Naczelny Sąd Administracyjny 17 stycznia 2017 roku swoją decyzją podtrzymał wyrok WSA i tym samym unieważnił uchwałę gminy o miejscowym planie zagospodarowania z 2001 roku z powodu rażących błędów w jego procedowaniu.
Czy hala warta miliony złotych zniknie z Janikowa? Tego wciąż nie wiadomo, jednak o to walczyć będą mieszkańcy. Bros może starać się jedynie o odbiory i uruchomienie hali magazynowej w obiekcie, który już stoi. O produkcji nie ma tam, na razie, mowy.
Chociaż był to duży sukces, członkowie stowarzyszenia nie składają broni.
- Zdajemy sobie sprawę, że wygraliśmy bitwę, ale nie wojnę - mówi A. Majchrzak.
W obronie otuliny
Po raz kolejny stowarzyszenie musiało zacząć aktywniej działać w październiku 2017 w tej samej sprawie.
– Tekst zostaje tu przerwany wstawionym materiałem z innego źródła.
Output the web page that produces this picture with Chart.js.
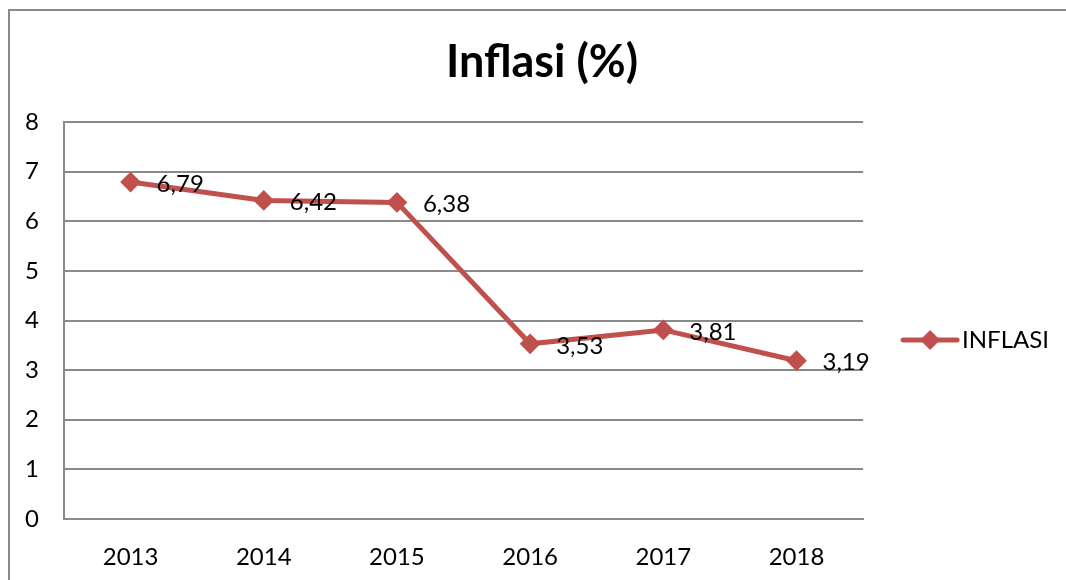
<!DOCTYPE html>
<html>
<head>
<meta charset="utf-8">
<title>Inflasi (%)</title>
<script src="https://cdn.jsdelivr.net/npm/chart.js@4"></script>
<style>
    html, body { margin: 0; padding: 0; background: #fff; }
    .myChart { display: block; }
</style>
</head>
<body>
<canvas class="myChart" width="1066" height="580"></canvas>
<script>
const years = ["2013", "2014", "2015", "2016", "2017", "2018"];
const inflasi = [6.79, 6.42, 6.38, 3.53, 3.81, 3.19];
const seriesName = "INFLASI";
const chartTitle = "Inflasi (%)";

const red = "#C0504D";
const gray = "#8a8a8a";
const font = "Lato";

// legend symbol: short line with a diamond in the middle
function legendSymbol() {
    const c = document.createElement("canvas");
    c.width = 60;
    c.height = 22;
    const g = c.getContext("2d");
    g.strokeStyle = red;
    g.lineWidth = 5;
    g.lineCap = "round";
    g.beginPath();
    g.moveTo(3, 11);
    g.lineTo(57, 11);
    g.stroke();
    g.fillStyle = red;
    g.beginPath();
    g.moveTo(30, 1);
    g.lineTo(40, 11);
    g.lineTo(30, 21);
    g.lineTo(20, 11);
    g.closePath();
    g.fill();
    return c;
}

// outer frame of the chart object (left and top edges are visible)
const framePlugin = {
    id: "frame",
    beforeDraw(chart) {
        const ctx = chart.ctx;
        ctx.save();
        ctx.fillStyle = "#fff";
        ctx.fillRect(0, 0, chart.width, chart.height);
        ctx.strokeStyle = gray;
        ctx.lineWidth = 2;
        ctx.beginPath();
        ctx.moveTo(9, chart.height);
        ctx.lineTo(9, 10);
        ctx.lineTo(chart.width, 10);
        ctx.stroke();
        ctx.restore();
    }
};

// value labels to the right of each point
const valueLabels = {
    id: "valueLabels",
    afterDatasetsDraw(chart) {
        const ctx = chart.ctx;
        const meta = chart.getDatasetMeta(0);
        ctx.save();
        ctx.font = "24px " + font;
        ctx.fillStyle = "#000";
        ctx.textAlign = "left";
        ctx.textBaseline = "middle";
        meta.data.forEach((pt, i) => {
            const txt = inflasi[i].toFixed(2).replace(".", ",");
            ctx.fillText(txt, pt.x + 26, pt.y + 2);
        });
        ctx.restore();
    }
};

const ctx = document.querySelector(".myChart").getContext("2d");

new Chart(ctx, {
    type: "line",
    data: {
        labels: years,
        datasets: [{
            label: seriesName,
            data: inflasi,
            borderColor: red,
            backgroundColor: red,
            borderWidth: 5,
            pointStyle: "rectRot",
            pointRadius: 9,
            pointBorderWidth: 2,
            pointBackgroundColor: red,
            pointBorderColor: red,
            tension: 0
        }]
    },
    options: {
        responsive: false,
        animation: false,
        devicePixelRatio: 1,
        layout: {
            padding: { left: 25, right: 7, top: 0, bottom: 0 }
        },
        plugins: {
            title: {
                display: true,
                text: chartTitle,
                color: "#000",
                font: { family: font, size: 45, weight: "bold" },
                padding: { top: 35, bottom: 33 }
            },
            legend: {
                position: "right",
                fullSize: false,
                // empty title only pushes the entry a bit lower, like the original
                title: {
                    display: true,
                    text: " ",
                    font: { size: 10 },
                    padding: { top: 0, bottom: 27 }
                },
                labels: {
                    usePointStyle: true,
                    pointStyle: legendSymbol(),
                    pointStyleWidth: 40,
                    padding: 47,
                    color: "#000",
                    font: { family: font, size: 24 }
                }
            },
            tooltip: { enabled: false }
        },
        scales: {
            x: {
                offset: true,
                grid: { display: false },
                border: { display: true, color: gray, width: 2 },
                ticks: {
                    color: "#000",
                    font: { family: font, size: 24 },
                    padding: 16,
                    maxRotation: 0
                },
                afterFit(scale) { scale.height = 61; }
            },
            y: {
                min: 0,
                max: 8,
                grid: { color: gray, lineWidth: 2, drawTicks: false },
                border: { display: true, color: gray, width: 2 },
                ticks: {
                    stepSize: 1,
                    color: "#000",
                    font: { family: font, size: 24 },
                    padding: 25
                },
                afterFit(scale) { scale.width = 39; }
            }
        }
    },
    plugins: [framePlugin, valueLabels]
});
</script>
</body>
</html>
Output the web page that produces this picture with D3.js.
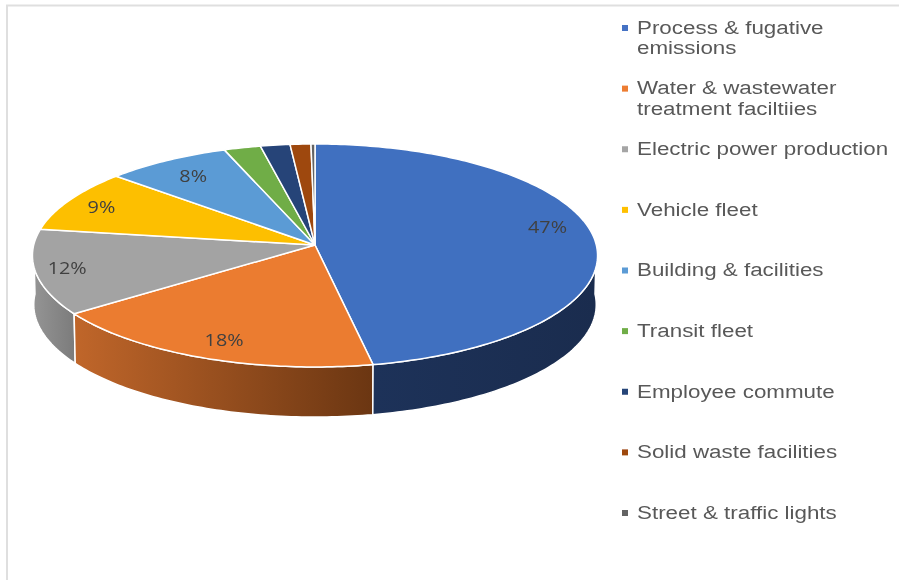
<!DOCTYPE html>
<html><head><meta charset="utf-8">
<script src="https://cdn.jsdelivr.net/npm/d3@7"></script>
<style>html,body{margin:0;padding:0;background:#fff}svg{display:block}</style>
</head><body><svg id="c" width="899" height="580"></svg>
<script>
(function(){
const categories = ["Process & fugative|emissions","Water & wastewater|treatment faciltiies","Electric power production","Vehicle fleet","Building & facilities","Transit fleet","Employee commute","Solid waste facilities","Street & traffic lights"];
const shares = [47, 18, 12.3, 9.2, 7.8, 2.3, 1.85, 1.3, 0.25];
const percentLabels = ["47%","18%","12%","9%","8%","","","",""];
const colors = ["#4070c0","#eb7c30","#a3a3a3","#fdbf00","#5b9bd5","#70ad47","#264478","#9e480e","#636363"];
const legendMarkers = ["#4472c4","#ed7d31","#a5a5a5","#ffc000","#5b9bd5","#70ad47","#264478","#9e480e","#636363"];
const sideStops = [["#1d3259","#1a2c4e"],["#c0662a","#6b3612"],["#7b7b7b","#959595"]];

const svg = d3.select("#c");
const defs = svg.append("defs");
defs.append("filter").attr("id","soft").append("feGaussianBlur").attr("stdDeviation",0.35);

// frame
const frame = svg.append("g").attr("fill","none").attr("stroke","#dfdfdf").attr("stroke-width",2);
frame.append("path").attr("d",d3.line()([[7,580],[7,5.5],[899,5.5]]));

// perspective projection of the disc
const K = 0.094;
const TOP = {cx:315, cy:245, a:281.3, b:110.5};
const BOT = {cx:315, cy:294, a:280, b:111.5};
function proj(ang, f, d){
  const u = f*Math.sin(ang), v = -f*Math.cos(ang), w = 1 - K*v;
  return [d.cx + d.a*u/w, d.cy + d.b*v/w];
}
const arcs = d3.pie().sort(null).value(d=>d)(shares);
const sample = (a,b) => { const n = Math.max(2,Math.ceil(Math.abs(b-a)*60)); return d3.range(n+1).map(i=>a+(b-a)*i/n); };
const line = d3.line();

// side walls: only the three front slices are seen
const sides = svg.append("g");
[2,1,0].forEach(i=>{
  const s = arcs[i];
  const a0 = Math.max(s.startAngle, Math.PI/2), a1 = Math.min(s.endAngle, 3*Math.PI/2);
  const t = sample(a0,a1).map(x=>proj(x,1,TOP));
  const b = sample(a0,a1).map(x=>proj(x,1,BOT)).reverse();
  const xs = t.concat(b).map(p=>p[0]);
  const g = defs.append("linearGradient").attr("id","side"+i).attr("gradientUnits","userSpaceOnUse")
    .attr("x1",d3.min(xs)).attr("x2",d3.max(xs)).attr("y1",0).attr("y2",0);
  const st = i===2 ? [sideStops[2][1],sideStops[2][0]] : sideStops[i];
  g.append("stop").attr("offset",0).attr("stop-color",st[0]);
  g.append("stop").attr("offset",1).attr("stop-color",st[1]);
  sides.append("path").attr("d",line(t.concat(b))+"Z").attr("fill",`url(#side${i})`)
    .attr("stroke","#fff").attr("stroke-width",1.5).attr("stroke-linejoin","round");
});

// top face
const face = svg.append("g");
arcs.forEach((s,i)=>{
  const pts = [proj(0,0,TOP)].concat(sample(s.startAngle,s.endAngle).map(x=>proj(x,1,TOP)));
  face.append("path").attr("d",line(pts)+"Z").attr("fill",colors[i])
    .attr("stroke","#fff").attr("stroke-width",1.5).attr("stroke-linejoin","round");
});

// data labels
const labelFrac = 0.84;
const labelNudge = [[-1,-9],[3,2],[-14,1],[-6,0],[4,3]];
const lab = svg.append("g").attr("font-family","'Open Sans','DejaVu Sans',sans-serif").attr("font-size",16.5).attr("fill","#404040").attr("text-anchor","middle").attr("filter","url(#soft)");
percentLabels.forEach((t,i)=>{
  if(!t) return;
  const p = proj((arcs[i].startAngle+arcs[i].endAngle)/2,labelFrac,TOP);
  lab.append("text").attr("transform",`translate(${p[0]+labelNudge[i][0]},${p[1]+labelNudge[i][1]}) scale(1.2,1)`).attr("dy","0.35em").text(t);
});

// legend
const legendY = d3.scalePoint().domain(categories).range([28,513]);
const leg = svg.append("g").attr("font-family","'Liberation Sans',Arial,sans-serif").attr("font-size",19).attr("fill","#595959").attr("filter","url(#soft)");
categories.forEach((c,i)=>{
  const y = legendY(c);
  leg.append("rect").attr("x",622).attr("y",y-3).attr("width",6).attr("height",6).attr("fill",legendMarkers[i]);
  c.split("|").forEach((ln,j)=>{
    leg.append("text").attr("transform",`translate(637,${y-0.8+j*20.5}) scale(1.178,1)`).attr("dy","0.35em").text(ln);
  });
});
})();
</script></body></html>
Gmina Swarzędz wniosła do sejmiku wielkopolskiego uchwałę o wyłączenie z otuliny Puszczy Zielonki prawie 50 hektarów terenów, na których stoją hale Brosa w celu pełnej ich legalizacji. To pomogłoby ustanowić studium, a następnie wywołać ponownie plan zagospodarowania i dałoby zielone światło dla pełnego działania fabryki. Członkowie stowarzyszenia Len zorganizowali spotkania z mieszkańcami zarówno Kicina, jak i Janikowa, pisali petycje do marszałka województwa wielkopolskiego, starostwa, a także zebrali podpisy w obronie Puszczy Zielonki. To dało efekt. Najpierw planom Swarzędza sprzeciwiła się gmina Czerwonak, następnie starosta powiatu poznańskiego - Jan Grabkowski, aż wreszcie sejmik województwa wielkopolskiego większością głosów przyjął uchwałę, wyrażającą negatywne stanowisko w sprawie prośby gminy Swarzędz.
- Zgodnie z art. 16 ust. 4 ustawy o ochronie przyrody projekt uchwały sejmiku województwa w sprawie utworzenia, zmiany granic lub likwidacji parku krajobrazowego wymaga uzgodnienia z właściwymi miejscowo radami gmin oraz właściwym regionalnym dyrektorem ochrony środowiska. Oznacza to, że wobec sprzeciwu rady gminy Czerwonak wobec zmiany granic otuliny tego Parku, podjęcie stosownej uchwały przez sejmik województwa wielkopolskiego nie będzie możliwe. Ponadto stwierdzić należy, że uzasadnienie do uchwały rady miejskiej w Swarzędzu nie pozwala jednoznacznie stwierdzić, że otulina przestała spełniać funkcję, dla której została utworzona. Za celowe należy uznać dalsze jej funkcjonowanie w obecnych granicach - uznali radni sejmiku wielkopolskiego pod koniec grudnia 2017 r.